Refined Protein Structural Prediction from 3D Patterson Maps via Recycling Training Runs

Qiutai Pan¹

Evan Dramko¹

Mitchell D. Miller¹

George N. Phillips Jr.¹

Anastasios Kyrillidis^1,2

¹Rice University

²Ken Kennedy Institute

Code [GitHub]

Paper [arXiv]

Abstract

Determining protein structures is crucial for understanding biological functions. Traditional methods like X-ray crystallography face challenges such as the phase problem. We present RecCrysFormer, a hybrid model that integrates transformers and convolutional layers to predict electron density maps directly from Patterson maps. Incorporating known partial structures and a recycling training regimen, our model achieves high accuracy on synthetic datasets, bridging experimental and computational approaches.

Introduction

Proteins, composed of amino acids, play vital roles in biological processes. Understanding their 3D structure is essential for insights into their functionality. While experimental methods like X-ray crystallography are widely used, they face challenges, including the crystallographic phase problem. Machine learning approaches like AlphaFold2 have advanced the field but often neglect the use of raw experimental data like Patterson maps.

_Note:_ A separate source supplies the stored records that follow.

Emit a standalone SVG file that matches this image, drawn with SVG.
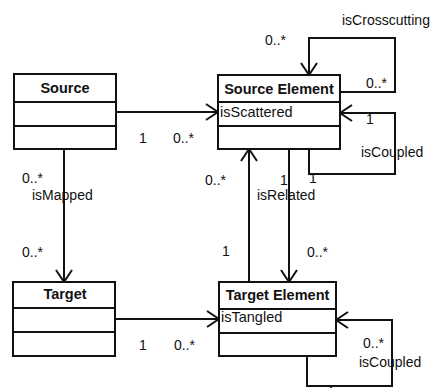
<svg xmlns="http://www.w3.org/2000/svg" width="437" height="388" viewBox="0 0 437 388">
<style>
.box{fill:#fff;stroke:#111;stroke-width:2}
.div{stroke:#111;stroke-width:2}
.ttl{font-family:"Liberation Sans",Arial,sans-serif;font-size:14.5px;font-weight:bold;fill:#111;text-anchor:middle}
.att{font-family:"Liberation Sans",Arial,sans-serif;font-size:14.5px;fill:#111}
.lbl{font-family:"Liberation Sans",Arial,sans-serif;font-size:14px;fill:#111}
.con{fill:none;stroke:#111;stroke-width:2;marker-end:url(#open)}
</style>
<defs>
<marker id="open" viewBox="-14 -10 16 20" refX="0" refY="0" markerWidth="16" markerHeight="20" markerUnits="userSpaceOnUse" orient="auto">
<path d="M-12,-8 L0,0 L-12,8" fill="none" stroke="#111" stroke-width="2"/>
</marker>
</defs>
<rect width="437" height="388" fill="#fff"/>
<g id="connectors">
<path class="con" d="M116,112 H218"/>
<path class="con" d="M64,149 V282"/>
<path class="con" d="M115,319 H219"/>
<path class="con" d="M340,92 H395 V38 H309 V75"/>
<path class="con" d="M309,149 V174 H395 V113 H340"/>
<path class="con" d="M289,149 V282"/>
<path class="con" d="M249,282 V149"/>
<path class="con" d="M307,356 V386 H392 V320 H336"/>
</g>
<g id="labels">
<text class="lbl" x="139" y="143">1</text>
<text class="lbl" x="173" y="143">0..*</text>
<text class="lbl" x="22" y="183">0..*</text>
<text class="lbl" x="32" y="200">isMapped</text>
<text class="lbl" x="22" y="257">0..*</text>
<text class="lbl" x="139" y="350">1</text>
<text class="lbl" x="174" y="350">0..*</text>
<text class="lbl" x="342" y="25">isCrosscutting</text>
<text class="lbl" x="265" y="45">0..*</text>
<text class="lbl" x="366" y="88">0..*</text>
<text class="lbl" x="366" y="124">1</text>
<text class="lbl" x="361" y="157">isCoupled</text>
<text class="lbl" x="309" y="183">1</text>
<text class="lbl" x="205" y="185">0..*</text>
<text class="lbl" x="280" y="185">1</text>
<text class="lbl" x="257" y="200">isRelated</text>
<text class="lbl" x="222" y="256">1</text>
<text class="lbl" x="307" y="257">0..*</text>
<text class="lbl" x="363" y="348">0..*</text>
<text class="lbl" x="359" y="367">isCoupled</text>
<text class="lbl" x="327" y="397">1</text>
</g>
<g id="source">
<rect class="box" x="14" y="74" width="102" height="75"/>
<line class="div" x1="14" y1="102" x2="116" y2="102"/>
<line class="div" x1="14" y1="126" x2="116" y2="126"/>
<text class="ttl" x="65" y="93">Source</text>
</g>
<g id="source-element">
<rect class="box" x="218" y="75" width="122" height="74"/>
<line class="div" x1="218" y1="102" x2="340" y2="102"/>
<line class="div" x1="218" y1="126" x2="340" y2="126"/>
<text class="ttl" x="279" y="94">Source Element</text>
<text class="att" x="220" y="117">isScattered</text>
</g>
<g id="target">
<rect class="box" x="13" y="282" width="102" height="74"/>
<line class="div" x1="13" y1="308" x2="115" y2="308"/>
<line class="div" x1="13" y1="332" x2="115" y2="332"/>
<text class="ttl" x="65" y="299">Target</text>
</g>
<g id="target-element">
<rect class="box" x="219" y="282" width="117" height="74"/>
<line class="div" x1="219" y1="309" x2="336" y2="309"/>
<line class="div" x1="219" y1="333" x2="336" y2="333"/>
<text class="ttl" x="277.5" y="300">Target Element</text>
<text class="att" x="221" y="322">isTangled</text>
</g>
</svg>
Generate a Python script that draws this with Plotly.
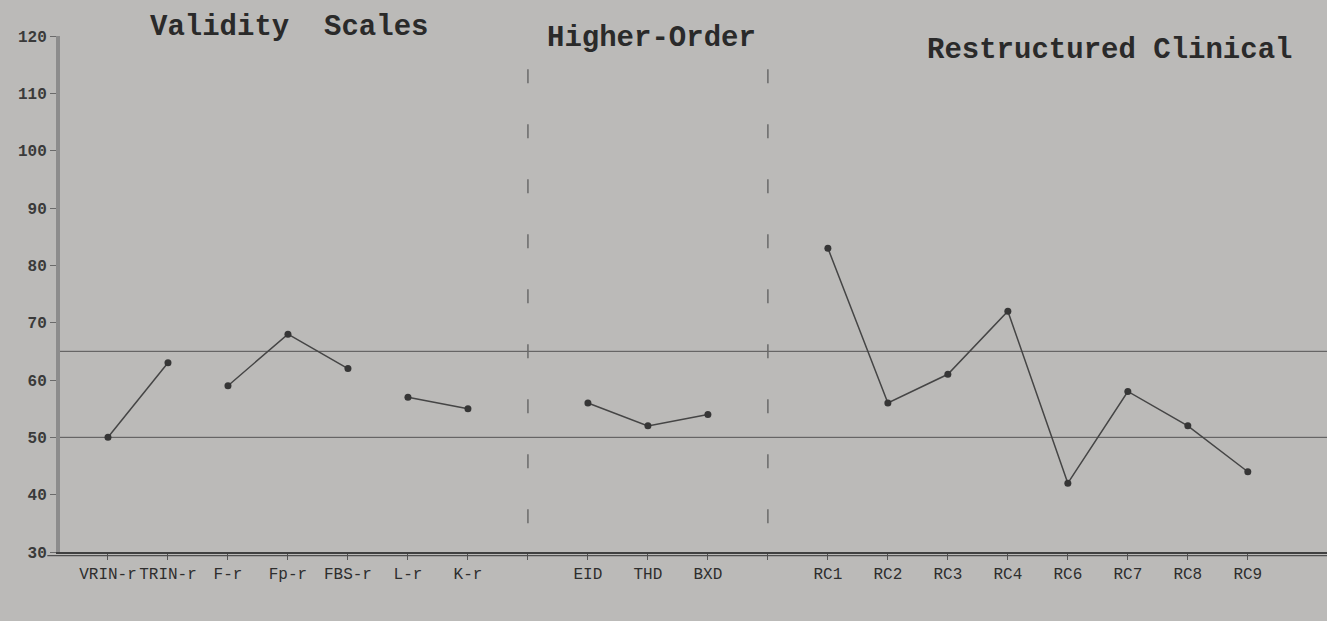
import plotly.graph_objects as go

# ---- data (T-scores read from the profile) ----
validity_scales = ["VRIN-r", "TRIN-r", "F-r", "Fp-r", "FBS-r", "L-r", "K-r"]
validity_t = [50, 63, 59, 68, 62, 57, 55]
validity_groups = [[0, 1], [2, 3, 4], [5, 6]]  # which scales are joined by a line

higher_order_scales = ["EID", "THD", "BXD"]
higher_order_t = [56, 52, 54]

rc_scales = ["RC1", "RC2", "RC3", "RC4", "RC6", "RC7", "RC8", "RC9"]
rc_t = [83, 56, 61, 72, 42, 58, 52, 44]

section_titles = ["Validity\u00a0\u00a0Scales", "Higher-Order", "Restructured Clinical"]
reference_lines = [65, 50]
y_ticks = [30, 40, 50, 60, 70, 80, 90, 100, 110, 120]

# ---- layout of slots along x (blank slot between sections) ----
slot_labels = validity_scales + [""] + higher_order_scales + [""] + rc_scales
slot_x = list(range(1, len(slot_labels) + 1))
val_x = slot_x[0:len(validity_scales)]
ho_start = len(validity_scales) + 1
ho_x = slot_x[ho_start:ho_start + len(higher_order_scales)]
rc_start = ho_start + len(higher_order_scales) + 1
rc_x = slot_x[rc_start:rc_start + len(rc_scales)]
divider_x = [slot_x[len(validity_scales)], slot_x[ho_start + len(higher_order_scales)]]

LINE = "#454545"
MARK = "#363636"
BG = "#bbbab8"
FONT = "Liberation Mono, Courier New, monospace"

fig = go.Figure()

def add_group(xs, ys):
    fig.add_trace(go.Scatter(
        x=xs, y=ys, mode="lines+markers",
        line=dict(color=LINE, width=1.5),
        marker=dict(size=7, color=MARK),
        showlegend=False, hoverinfo="skip", cliponaxis=False))

for g in validity_groups:
    add_group([val_x[i] for i in g], [validity_t[i] for i in g])
add_group(ho_x, higher_order_t)
add_group(rc_x, rc_t)

# reference lines
for v in reference_lines:
    fig.add_shape(type="line", xref="paper", yref="y", x0=0, x1=1, y0=v, y1=v,
                  line=dict(color="#555555", width=1), layer="below")

# section dividers
for dx in divider_x:
    fig.add_shape(type="line", xref="x", yref="y", x0=dx, x1=dx, y0=35, y1=116,
                  line=dict(color="#6a6a6a", width=1.5, dash="14px,41px"), layer="below")

# double bottom axis line
fig.add_shape(type="line", xref="paper", yref="paper", x0=-0.01, x1=1, y0=-0.007, y1=-0.007,
              line=dict(color="#505050", width=1.2))

# section titles
title_pos = [(148, 28), (545, 38), (925, 50)]
W, H, L, T, B = 1327, 621, 60, 36, 69
ph = H - T - B
pw = W - L
for txt, (px, py) in zip(section_titles, title_pos):
    fig.add_annotation(text="<b>" + txt + "</b>", xref="paper", yref="paper",
                       x=(px - L) / pw, y=1 - (py - T) / ph, xanchor="left", yanchor="middle",
                       showarrow=False, font=dict(family=FONT, size=29, color="#2a2a2a"))

fig.update_xaxes(range=[0.2, 21.32], tickmode="array", tickvals=slot_x, ticktext=slot_labels,
                 tickangle=0,
                 showgrid=False, zeroline=False, showline=True, linecolor="#404040", linewidth=1.5,
                 ticks="outside", ticklen=6, tickcolor="#555555", tickwidth=1,
                 tickfont=dict(family=FONT, size=16, color="#2e2e2e"))
fig.update_yaxes(range=[30, 120], tickmode="array", tickvals=y_ticks,
                 ticktext=["<b>%d</b>" % t for t in y_ticks],
                 showgrid=False, zeroline=False, showline=True, linecolor="#8c8c8c", linewidth=4,
                 ticks="outside", ticklen=6, tickcolor="#6a6a6a", tickwidth=1,
                 tickfont=dict(family=FONT, size=16, color="#3a3a3a"))

fig.update_layout(width=W, height=H, margin=dict(l=L, r=0, t=T, b=B),
                  paper_bgcolor=BG, plot_bgcolor=BG, showlegend=False)

fig.write_html("out.html", config={"displayModeBar": False},
               post_script="document.body.style.margin='0';document.body.style.overflow='hidden';"
                           "document.body.style.background='" + BG + "';")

RecCrysFormer addresses these challenges by combining domain-specific knowledge with machine learning architectures. By leveraging Patterson maps, partial structures, and a novel recycling training regimen, it provides accurate electron density predictions, enabling seamless integration with established crystallographic refinement processes.

Key Contributions

Our study introduces the following innovations:

Integration of Experimental and ML Data: Uses Patterson maps and standardized partial structures of amino acids.
Novel Architecture: Combines convolutional layers with vision transformers for efficient 3D data processing.
Recycling Training: Incorporates iterative refinement outputs as templates to improve predictions.
Robustness: Demonstrates accuracy on synthetic datasets with variable unit cell parameters.

Methods

The core of RecCrysFormer is its ability to process raw experimental data in the form of Patterson maps, which capture interatomic vector relationships in protein crystals. These maps, while useful, lack direct information about atomic coordinates. To bridge this gap, RecCrysFormer employs a novel hybrid architecture combining 3D Convolutional Neural Networks (CNNs) and vision transformers.

The workflow begins with Patterson maps and, optionally, partial structure electron density maps as inputs. The Patterson maps are divided into small 3D patches, each transformed into feature tokens through convolutional layers and multi-layer perceptrons (MLPs). Positional embeddings are added to retain spatial information, and the resulting tokens are passed through a transformer core. The transformer uses attention mechanisms to capture global dependencies, allowing the model to integrate both Patterson maps and partial structures into coherent electron density predictions.

Key innovations include:

Transformer Attention Mechanism: A one-way attention system is employed, ensuring that Patterson map tokens can attend to partial structure tokens but not vice versa. This reduces computational complexity while maintaining predictive accuracy.
Incorporation of Partial Structures: Precomputed electron density maps of standardized amino acid conformations are embedded as additional tokens, guiding the model in refining predictions.
Recycling Meta-Algorithm: After an initial training phase, the model’s predictions are passed through a crystallographic refinement process (e.g., SHELXE) to improve electron densities. These refined outputs are then recycled back into training as templates, iteratively improving model accuracy.
3D Reconstruction: After the transformer processes the tokens, a final sequence of 3D convolutional layers translates the token embeddings back into electron density maps, ensuring spatial coherence and alignment with experimental data.

The loss function combines mean squared error (MSE) with the negative Pearson correlation coefficient, a crystallographic metric that captures phase accuracy and structural alignment. This hybrid loss promotes both general and domain-specific optimization, ensuring the model performs well on both global and detailed features.

RecCrysFormer also supports partial protein structures, which are derived from well-studied amino acid conformations. These are integrated as a secondary input, enabling the model to refine predictions based on known molecular patterns.

The final result is a powerful, data-efficient architecture capable of translating experimental Patterson maps into accurate electron density maps. This capability represents a significant step toward bridging the gap between experimental crystallographic methods and machine learning.

Results

RecCrysFormer was benchmarked on synthetic datasets. Key findings include:

Accuracy: Achieved 93% of cases refined to a crystallographic R-factor < 0.38 with SHELXE.
Efficiency: Improved mean Pearson correlations and reduced phase errors across multiple training regimes.
Robustness: Demonstrated high performance on datasets with variable unit cell dimensions and angles.

Conclusions and Future Work

RecCrysFormer bridges experimental and computational methods, providing a robust framework for protein structure determination. Future work will involve scaling to full-length proteins, handling experimental noise, and extending the recycling procedure for enhanced performance.

Acknowledgements

This research was supported by the Welch Foundation Grant A22-0307 and the Ken Kennedy Institute at Rice University.